In the previous weeks, we covered:

Way of Speaking

An auditory learner often will use their voice as an instrument. Speak in a beautiful tonality, paying attention to speed, volume, etc.

Eye Movement

A popular topic for many people during the online NLP Foundation training and the live NLP Practitioner is learning how to read eye movements. The relevance here is that an auditory learner will use the brain’s auditory parts more than a visual or kinesthetic person would.

Most of the world’s population:

Their eyes to the side to their left: they hear a sound in their minds-eye they have heard before.

Their eyes move to the side to their right if they are imagining a sound they never heard before or aren’t familiar with.

For a very small amount of people, this is reversed.

The Words They Use

You probably guessed it if you read the previous articles; an auditory person uses auditory words a lot.

For example: talk, silence, quiet, loud, tune-in, rings true, harmony, orchestra, drum, speak, melody, etc.

Sensory Acuity in the Kinesthetic System

Sensory acuity is your ability to notice finer distinctions. An auditory person can hear the finer nuance in sound.

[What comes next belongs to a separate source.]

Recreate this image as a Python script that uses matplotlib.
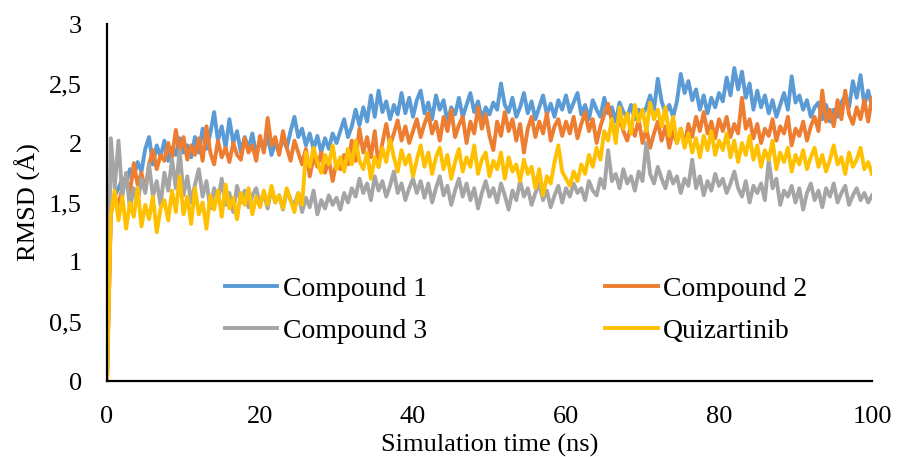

An example that I always use during the NLP training is that of the Flamengo guitar master who got angry at his student because the student had filed their fingernail differently.

Using Their Brain

An auditory person can intensify their feelings not just by external sounds (like music) and the sounds they make on the inside. Their imagination holds sounds, conversations, paired with the tonality. Their emotional world can be entirely auditory.

During NLP training, many exercises are built around these concepts. As well as visual and kinesthetic of course.

Interests (Maybe)

This is not a rule. Auditory learners tend to have interests that involve sound like musicians.  Keep in mind though many musicians are actually kinesthetic.

Where they are From (Maybe)

I have noticed that people from countries where the nuance of sound is important in their language that there are more auditory people.

For example:

UK: in the UK your dialect reveals where you are from, but also what “class” you belong to. This is not just by region like in many countries. This is on the other side of the bridge in London for example.

China: in China the meaning of the same word changes based on tonality.

Lastly….

Can you be a combination of various systems? For example, can you be a visual and a kinesthetic learner? How about all 3? That’s entirely possible. You can have a preference for more than one system. You can also, for instance, need a visual cue to access the auditory system.